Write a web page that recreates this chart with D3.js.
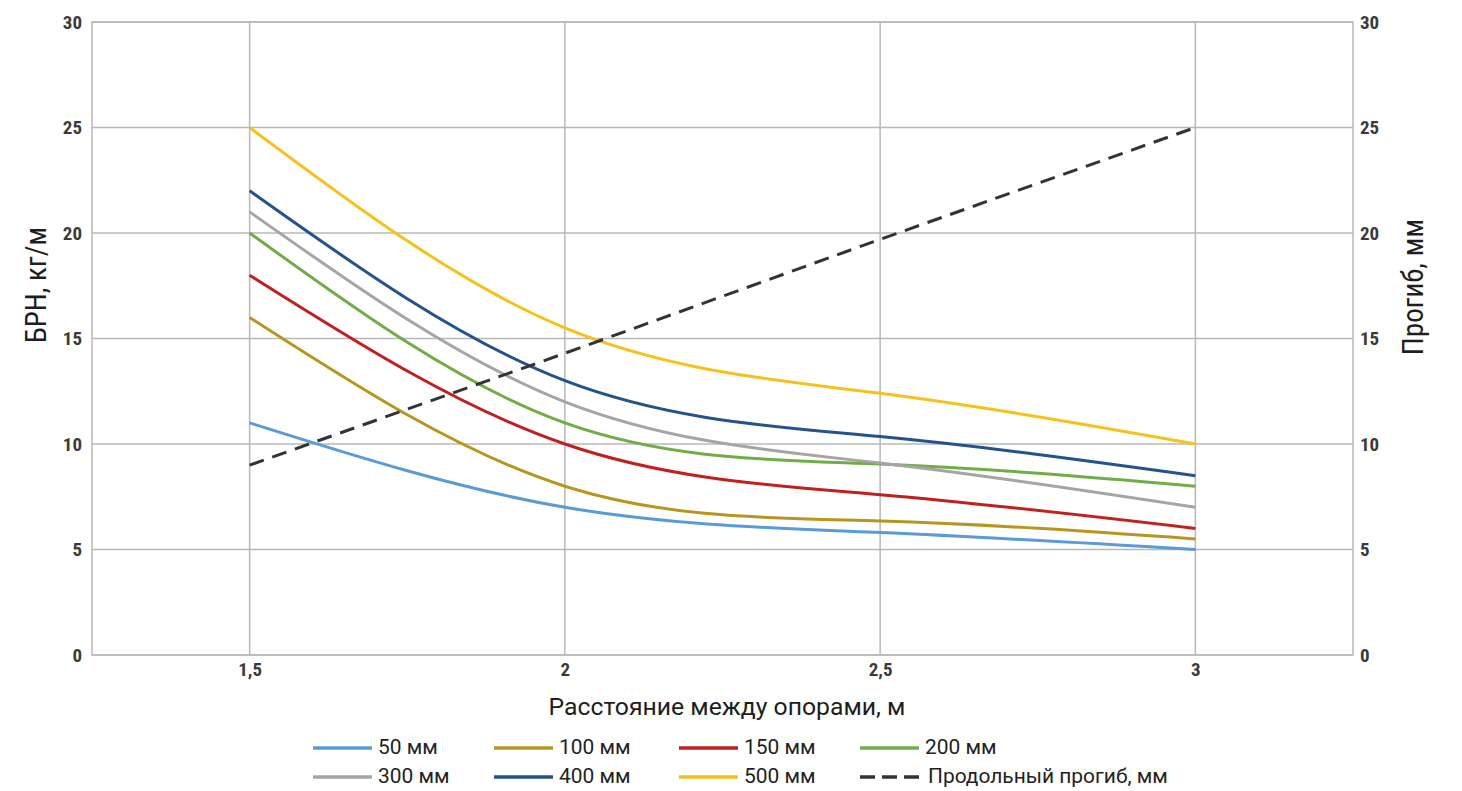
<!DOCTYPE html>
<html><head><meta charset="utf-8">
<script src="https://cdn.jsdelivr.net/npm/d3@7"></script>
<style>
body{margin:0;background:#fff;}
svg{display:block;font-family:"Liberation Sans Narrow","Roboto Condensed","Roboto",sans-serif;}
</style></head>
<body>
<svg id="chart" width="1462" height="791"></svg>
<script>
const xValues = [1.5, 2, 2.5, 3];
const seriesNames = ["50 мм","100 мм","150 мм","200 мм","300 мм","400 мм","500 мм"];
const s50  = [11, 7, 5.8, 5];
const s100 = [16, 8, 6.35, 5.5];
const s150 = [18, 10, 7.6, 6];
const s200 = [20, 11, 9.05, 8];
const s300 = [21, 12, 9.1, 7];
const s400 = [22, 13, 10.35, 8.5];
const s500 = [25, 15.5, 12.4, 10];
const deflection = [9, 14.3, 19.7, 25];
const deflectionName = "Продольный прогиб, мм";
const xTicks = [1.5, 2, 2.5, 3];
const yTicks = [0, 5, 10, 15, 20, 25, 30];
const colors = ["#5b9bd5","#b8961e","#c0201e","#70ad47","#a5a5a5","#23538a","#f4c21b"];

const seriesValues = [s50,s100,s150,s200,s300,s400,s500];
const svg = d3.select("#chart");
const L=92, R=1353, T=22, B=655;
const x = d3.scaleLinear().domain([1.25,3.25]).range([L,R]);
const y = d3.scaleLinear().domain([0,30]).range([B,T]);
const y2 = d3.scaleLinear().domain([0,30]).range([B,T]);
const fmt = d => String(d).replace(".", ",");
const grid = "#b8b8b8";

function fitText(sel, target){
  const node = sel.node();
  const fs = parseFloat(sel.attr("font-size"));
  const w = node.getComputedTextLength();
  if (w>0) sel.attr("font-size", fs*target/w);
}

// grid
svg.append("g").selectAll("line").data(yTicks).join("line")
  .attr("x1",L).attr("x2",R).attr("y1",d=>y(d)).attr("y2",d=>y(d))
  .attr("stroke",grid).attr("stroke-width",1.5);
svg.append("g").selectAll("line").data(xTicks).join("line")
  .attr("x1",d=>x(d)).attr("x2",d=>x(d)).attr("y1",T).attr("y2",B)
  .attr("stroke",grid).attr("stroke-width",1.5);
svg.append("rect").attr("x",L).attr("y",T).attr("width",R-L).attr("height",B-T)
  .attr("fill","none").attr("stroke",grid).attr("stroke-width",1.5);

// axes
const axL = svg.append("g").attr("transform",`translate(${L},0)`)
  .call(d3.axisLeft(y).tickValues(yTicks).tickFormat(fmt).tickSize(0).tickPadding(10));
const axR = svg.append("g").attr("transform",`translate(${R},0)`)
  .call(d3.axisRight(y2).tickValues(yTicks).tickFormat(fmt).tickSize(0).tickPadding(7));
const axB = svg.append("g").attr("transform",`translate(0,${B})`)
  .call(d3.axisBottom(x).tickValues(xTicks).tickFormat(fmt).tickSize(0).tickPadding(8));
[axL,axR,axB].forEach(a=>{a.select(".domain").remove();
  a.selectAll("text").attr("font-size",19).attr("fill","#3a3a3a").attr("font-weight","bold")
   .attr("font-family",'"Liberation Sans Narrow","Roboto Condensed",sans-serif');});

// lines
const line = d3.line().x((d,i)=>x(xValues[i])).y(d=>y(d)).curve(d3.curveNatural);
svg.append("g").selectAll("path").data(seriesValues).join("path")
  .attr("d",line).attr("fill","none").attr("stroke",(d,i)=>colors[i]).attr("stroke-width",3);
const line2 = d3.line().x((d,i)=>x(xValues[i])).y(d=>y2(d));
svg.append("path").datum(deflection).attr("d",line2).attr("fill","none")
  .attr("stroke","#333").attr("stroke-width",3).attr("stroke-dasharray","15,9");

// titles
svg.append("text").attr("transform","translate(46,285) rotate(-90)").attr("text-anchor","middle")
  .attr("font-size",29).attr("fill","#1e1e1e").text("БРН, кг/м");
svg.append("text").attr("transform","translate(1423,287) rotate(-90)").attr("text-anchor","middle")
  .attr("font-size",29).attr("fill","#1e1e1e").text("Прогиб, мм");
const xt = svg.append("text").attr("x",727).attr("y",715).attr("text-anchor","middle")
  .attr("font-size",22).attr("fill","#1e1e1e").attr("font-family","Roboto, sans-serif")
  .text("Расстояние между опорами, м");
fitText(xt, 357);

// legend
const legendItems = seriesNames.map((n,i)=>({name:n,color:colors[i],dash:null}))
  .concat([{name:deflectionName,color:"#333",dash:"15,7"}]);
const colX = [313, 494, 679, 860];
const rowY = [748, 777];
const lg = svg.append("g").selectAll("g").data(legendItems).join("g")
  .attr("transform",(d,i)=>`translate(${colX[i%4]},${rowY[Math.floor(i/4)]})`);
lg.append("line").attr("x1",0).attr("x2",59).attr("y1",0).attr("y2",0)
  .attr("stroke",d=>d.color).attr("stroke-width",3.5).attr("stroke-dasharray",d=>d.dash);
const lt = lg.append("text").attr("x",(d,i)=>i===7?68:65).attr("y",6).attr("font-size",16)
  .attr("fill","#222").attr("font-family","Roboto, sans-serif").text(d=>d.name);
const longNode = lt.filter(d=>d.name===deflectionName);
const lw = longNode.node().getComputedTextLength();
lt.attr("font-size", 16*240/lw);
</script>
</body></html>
════════════════════
JOB
Identify lines with the string "chart". Copy each one.

FINISHED ANSWER
Write a web page that recreates this chart with D3.js.
<svg id="chart" width="1462" height="791"></svg>
const svg = d3.select("#chart");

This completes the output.